One can only imagine the increased appeal of a Republican Party that extends its pro-life concerns to the years between birth and infirmity and applies its family values to poor and immigrant families. The same goes for a Democratic Party that embraces the challenge to society made by Edward Kennedy in 1971, to “fulfill its responsibility to its children from the very moment of conception,” a challenge later abandoned.

Toward the Catholic Vision

One catalyst for promoting such a change should be the realization by people of both parties that they need each other to accomplish even their partisan political goals. Sometimes conservative goals have liberal solutions and vice versa. Both parties should pursue the common good more than partisan advantage. For instance, as Catholics work for legal protection for the unborn as a matter of justice, they can also advance pro-life goals by strengthening and enforcing anti-discrimination laws for pregnant women in the workforce. And they can advocate for more generous parental-leave benefits. The United States is one of the few countries in the world that does not require employers to provide paid parental leave for workers. If Bolivia and Haiti, among the poorest countries in this hemisphere, can offer two and three months of paid leave, the United States—among the richest nations in history—can certainly do more. Increased attention to this issue would show that the United States places a high value on human life. And it would help forge a cultural perception that pregnant women really do have options and that abortion does not have to be tolerated, even as a “necessary evil.” The pro-life cause is also helped by making poor families a priority instead of an afterthought, so that no one can hide behind the excuse that people need abortions because “they just can’t afford another child.”
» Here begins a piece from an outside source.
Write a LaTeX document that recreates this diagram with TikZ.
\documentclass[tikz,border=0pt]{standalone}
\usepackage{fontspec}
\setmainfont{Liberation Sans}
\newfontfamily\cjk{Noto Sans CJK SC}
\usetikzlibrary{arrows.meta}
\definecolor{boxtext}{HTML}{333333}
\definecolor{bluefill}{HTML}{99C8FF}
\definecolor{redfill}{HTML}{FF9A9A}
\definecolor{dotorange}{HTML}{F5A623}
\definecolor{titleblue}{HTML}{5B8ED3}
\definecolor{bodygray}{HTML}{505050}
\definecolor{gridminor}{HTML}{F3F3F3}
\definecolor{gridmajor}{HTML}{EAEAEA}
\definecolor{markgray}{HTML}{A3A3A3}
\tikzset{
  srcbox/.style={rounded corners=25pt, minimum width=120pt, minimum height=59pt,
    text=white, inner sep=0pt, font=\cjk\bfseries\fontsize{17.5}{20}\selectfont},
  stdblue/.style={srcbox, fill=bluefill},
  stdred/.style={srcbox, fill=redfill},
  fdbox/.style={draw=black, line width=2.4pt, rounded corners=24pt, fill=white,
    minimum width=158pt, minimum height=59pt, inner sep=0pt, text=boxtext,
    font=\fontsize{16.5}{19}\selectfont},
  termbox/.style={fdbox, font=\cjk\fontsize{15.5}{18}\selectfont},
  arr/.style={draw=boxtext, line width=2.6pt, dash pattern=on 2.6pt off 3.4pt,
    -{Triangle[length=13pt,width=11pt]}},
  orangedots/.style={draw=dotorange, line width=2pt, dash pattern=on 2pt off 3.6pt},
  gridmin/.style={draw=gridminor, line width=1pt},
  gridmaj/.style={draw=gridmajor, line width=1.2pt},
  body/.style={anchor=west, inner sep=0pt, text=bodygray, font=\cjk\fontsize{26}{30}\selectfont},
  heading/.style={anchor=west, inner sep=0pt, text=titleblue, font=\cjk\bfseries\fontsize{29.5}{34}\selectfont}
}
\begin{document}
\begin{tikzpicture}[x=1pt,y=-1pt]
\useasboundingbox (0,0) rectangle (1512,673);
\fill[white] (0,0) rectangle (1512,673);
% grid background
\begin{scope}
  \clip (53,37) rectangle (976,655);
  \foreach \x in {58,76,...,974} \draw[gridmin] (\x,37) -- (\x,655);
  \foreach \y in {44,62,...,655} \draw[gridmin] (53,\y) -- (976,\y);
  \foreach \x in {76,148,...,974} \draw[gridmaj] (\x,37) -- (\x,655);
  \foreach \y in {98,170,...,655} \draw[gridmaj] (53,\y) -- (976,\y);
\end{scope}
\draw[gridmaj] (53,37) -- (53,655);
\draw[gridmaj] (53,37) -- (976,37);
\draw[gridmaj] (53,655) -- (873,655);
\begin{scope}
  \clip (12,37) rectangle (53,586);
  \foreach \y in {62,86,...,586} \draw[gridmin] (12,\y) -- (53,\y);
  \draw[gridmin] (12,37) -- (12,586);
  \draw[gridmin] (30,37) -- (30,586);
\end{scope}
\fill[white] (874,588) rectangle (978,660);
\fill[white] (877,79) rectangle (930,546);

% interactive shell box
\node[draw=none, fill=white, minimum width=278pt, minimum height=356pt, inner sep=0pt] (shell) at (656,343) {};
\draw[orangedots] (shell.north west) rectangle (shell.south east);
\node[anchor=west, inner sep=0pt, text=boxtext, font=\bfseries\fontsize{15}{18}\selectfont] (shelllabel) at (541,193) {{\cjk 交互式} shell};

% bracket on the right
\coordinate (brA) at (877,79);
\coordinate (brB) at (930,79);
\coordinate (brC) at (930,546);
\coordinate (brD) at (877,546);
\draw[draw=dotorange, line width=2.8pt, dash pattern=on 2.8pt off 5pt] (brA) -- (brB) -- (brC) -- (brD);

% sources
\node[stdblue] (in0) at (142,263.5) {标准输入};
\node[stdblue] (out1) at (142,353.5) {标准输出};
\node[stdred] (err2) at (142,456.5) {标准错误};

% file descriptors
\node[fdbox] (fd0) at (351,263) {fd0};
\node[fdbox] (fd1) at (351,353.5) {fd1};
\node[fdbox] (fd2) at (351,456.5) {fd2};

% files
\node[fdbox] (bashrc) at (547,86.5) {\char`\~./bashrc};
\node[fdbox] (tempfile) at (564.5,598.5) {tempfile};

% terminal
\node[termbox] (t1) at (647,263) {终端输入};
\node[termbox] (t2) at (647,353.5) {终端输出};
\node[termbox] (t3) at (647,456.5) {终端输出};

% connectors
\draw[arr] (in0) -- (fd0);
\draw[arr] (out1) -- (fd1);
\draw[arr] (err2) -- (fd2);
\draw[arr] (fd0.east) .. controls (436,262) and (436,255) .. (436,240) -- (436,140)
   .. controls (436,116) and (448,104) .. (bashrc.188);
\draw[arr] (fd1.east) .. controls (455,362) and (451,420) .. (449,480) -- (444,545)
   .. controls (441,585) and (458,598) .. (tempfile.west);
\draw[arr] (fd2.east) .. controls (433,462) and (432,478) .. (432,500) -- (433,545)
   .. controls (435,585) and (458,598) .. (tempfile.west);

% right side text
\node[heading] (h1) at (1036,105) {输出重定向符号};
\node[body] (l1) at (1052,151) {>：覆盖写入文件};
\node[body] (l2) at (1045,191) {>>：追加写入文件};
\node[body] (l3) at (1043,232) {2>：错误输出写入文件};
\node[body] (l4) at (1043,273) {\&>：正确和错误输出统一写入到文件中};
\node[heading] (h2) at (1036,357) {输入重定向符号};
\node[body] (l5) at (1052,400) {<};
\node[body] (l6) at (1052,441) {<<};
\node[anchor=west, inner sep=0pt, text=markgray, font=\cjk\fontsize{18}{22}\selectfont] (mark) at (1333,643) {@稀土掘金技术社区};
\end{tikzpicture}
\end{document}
Meanwhile, the challenges of the highest domestic poverty rate in 15 years are too great for one party or philosophy to solve. Democrats must take seriously the concerns of Republicans that the government cannot be all things to all people. Republicans must take seriously the concerns of Democrats that the government has a role to play. Members of both parties must acknowledge the risk of future unsustainable deficits and put everything on the table to address the problem, including revenue, unnecessary defense spending, and just and fair entitlement reform.

The Catholic vision is one of collaboration, not coercion, among individuals, governments, businesses and other institutions. Its focus is not on profit or a winning ideology. Its focus is on creating conditions in which people can develop and ultimately flourish, in which their lives enjoy non-negotiable protection from conception to natural death, and thus can fully reflect the dignity God intended. This applies to every level, from individual to global. Following the principle of subsidiarity, the Catholic vision is to ensure that problems are tackled in the best possible context and that all stakeholders meet their responsibilities to one another. Subsidiarity locates responsibility at the lowest feasible level of society and requires other levels to support them in meeting their responsibilities. Both parties lack this vision or at least do not trust each other enough to make decisions that favor the common good consistently. Catholics could help and lead by example.

Catholicism has appeal across centuries, cultures and ideologies. Today the church can evangelize by working among people with various perspectives to counter the excesses of ideology. It might often make people angry, but it also would make the Catholic voice more difficult to ignore, elevating it above mere partisan agendas. It would give the church renewed credibility as a moral voice and force in the culture. In the words of “Forming Consciences for Faithful Citizenship,” “We are called to bring together our principles and our political choices, our values and our votes, to help build a better world.”